Kris Long, Sports Editor

The Kansas State Department is allowing schools to forgo the Daily Log requirement as of 12:30 p.m. Monday, if schools can provide a parent assurance document proving students are engaging outside of the school building. 

The move comes after overwhelming opposition to the logs from parents, students and teachers. 

The logs were unpopular with students for a number of reasons, chiefly, because the logs force people to work a certain number of hours a day. This made it harder to get ahead on work for fear they won’t have enough to do the next day, meaning if students understand the lesson and get it done quickly they have to find ways to fill-out the time.

The Mentor conducted an Instagram poll asking students what other than logs could determine whether students were engaged. 6 students responded to the survey.

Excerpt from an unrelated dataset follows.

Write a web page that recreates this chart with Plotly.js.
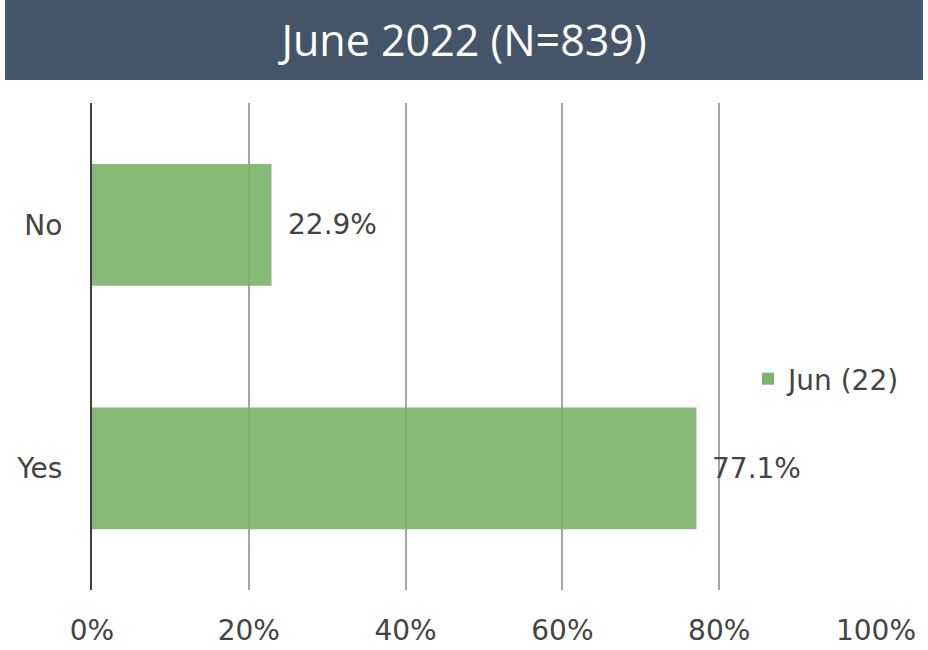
<!DOCTYPE html>
<html>
<head>
<meta charset="utf-8">
<script src="https://cdn.plot.ly/plotly-3.0.1.min.js"></script>
<style>html,body{margin:0;padding:0;background:#fff;}#chart{width:928px;height:650px;}</style>
</head>
<body>
<div id="chart"></div>
<script>
const categories = ["Yes", "No"];
const values = [77.1, 22.9];
const seriesName = "Jun (22)";
const titleText = "June 2022 (N=839)";
const tickVals = [0, 20, 40, 60, 80, 100];
const tickText = ["0%", "20%", "40%", "60%", "80%", "100%"];

const L = 92, R = 52, T = 103, B = 60;
const W = 928, H = 650;
const pw = W - L - R, ph = H - T - B;
const px2x = p => (p - L) / pw;
const py2y = p => (H - B - p) / ph;

const FONT = "DejaVu Sans, sans-serif";
const TXT = "#444444";

const trace = {
  type: "bar",
  orientation: "h",
  y: categories,
  x: values,
  name: seriesName,
  width: 0.5,
  marker: {color: "#7AB368", opacity: 0.9},
  hoverinfo: "none"
};

const annotations = categories.map((c, i) => ({
  x: values[i], y: c, xref: "x", yref: "y",
  text: values[i].toFixed(1) + "%",
  showarrow: false, xanchor: "left", yanchor: "middle", xshift: 14,
  font: {family: FONT, size: 28, color: TXT}
}));

const layout = {
  width: W, height: H,
  margin: {l: L, r: R, t: T, b: B},
  paper_bgcolor: "#ffffff", plot_bgcolor: "#ffffff",
  showlegend: true,
  legend: {
    x: px2x(748), y: py2y(379), xanchor: "left", yanchor: "middle",
    font: {family: FONT, size: 28, color: TXT},
    bgcolor: "rgba(0,0,0,0)"
  },
  xaxis: {
    range: [0, 100], tickvals: tickVals, ticktext: tickText,
    showgrid: true, gridcolor: "#A6A6A6", gridwidth: 2,
    zeroline: false, showline: false, ticks: "",
    tickfont: {family: FONT, size: 28, color: TXT},
    ticklabelstandoff: 21, fixedrange: true
  },
  yaxis: {
    categoryorder: "array", categoryarray: categories,
    range: [-0.5, 1.5],
    showline: true, linecolor: "#404040", linewidth: 2,
    showgrid: false, zeroline: false, ticks: "",
    tickfont: {family: FONT, size: 28, color: TXT},
    ticklabelstandoff: 22, fixedrange: true
  },
  title: {
    text: titleText,
    x: 0.5, xref: "container", xanchor: "center",
    y: 1 - 41 / H, yanchor: "middle", yref: "container",
    font: {family: "Open Sans, sans-serif", size: 43, color: "#ffffff"}
  },
  shapes: [{
    type: "rect", xref: "paper", yref: "paper", layer: "below",
    x0: px2x(5), x1: px2x(923), y0: py2y(80), y1: py2y(0),
    fillcolor: "#455569", line: {width: 0}
  }],
  annotations: annotations
};

Plotly.newPlot("chart", [trace], layout, {displayModeBar: false, staticPlot: true});
</script>
</body>
</html>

“Just finish the work assigned,” junior Tushar Ghatty said in the survey.

They also seemed pointless to some, as paperwork to record what students already doing doesn’t necessarily help them engage.

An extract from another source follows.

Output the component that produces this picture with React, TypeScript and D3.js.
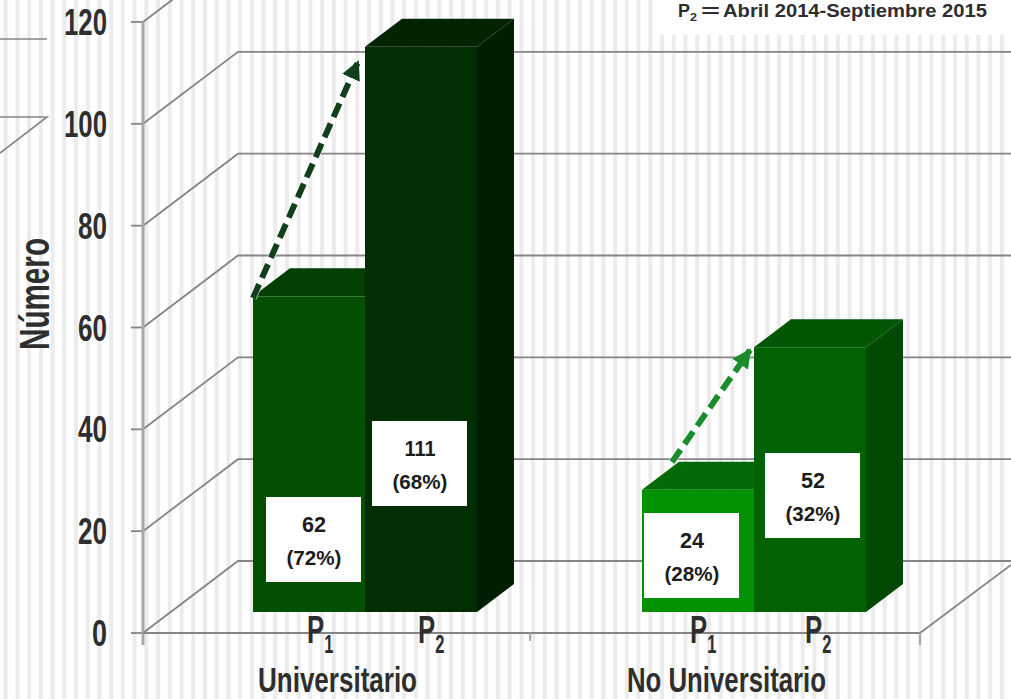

“Students who do their work will and students who don’t won’t,”senior Colin Hollenberry said.  The log doesn’t change that,”

The new guidelines allow parents to sign one form essentially saying they will participate in their students’ education and help them keep up with their classes outside of school. There will be one form for each parent, meaning they won’t have to fill one out for every student enrolled in the district.  There are concerns that parents will not be able to actually fulfil these guidelines, especially if they are working during the day.

“And I know there could be some concern from families that says, ‘Well, you know that a parent could be at work’… So we’re in a difficult situation where parents need to be at work and tending to their career, but they’re also still providing that oversight along with the teachers at the school,” Head principal Micheal Dorst said. “There is no other time in our history that I think parents have had better access to their kids through our technology. Now, of course, it would be preferable if all students were able to be in school. It would be preferable if parents were able to be home with their students.”

The timing for when the logs will be phased out or when parents will receive the forms is not yet certain, although it’s expected to be very soon. 

“I would say, if people mentally say ‘I’m absolutely going to sign it,’ then I would say don’t worry about learning logs,” Dorst said. “Don’t let learning logs be something that consumes your time; I would focus your energy and your thoughts on learning rather than learning logs.”

The school will need to get all of the parental assurance forms signed by the spring audit. They do not, however, need all of the forms signed before phasing out the logs. They also don’t expect getting the logs sign to be a massive challenge.

“I’m going to speculate that we’ll probably see a very rapid response on the student and parent side on getting this signed,” Dorst said. “Because I think …  that nobody wants to continue to have anything to do with learning logs.”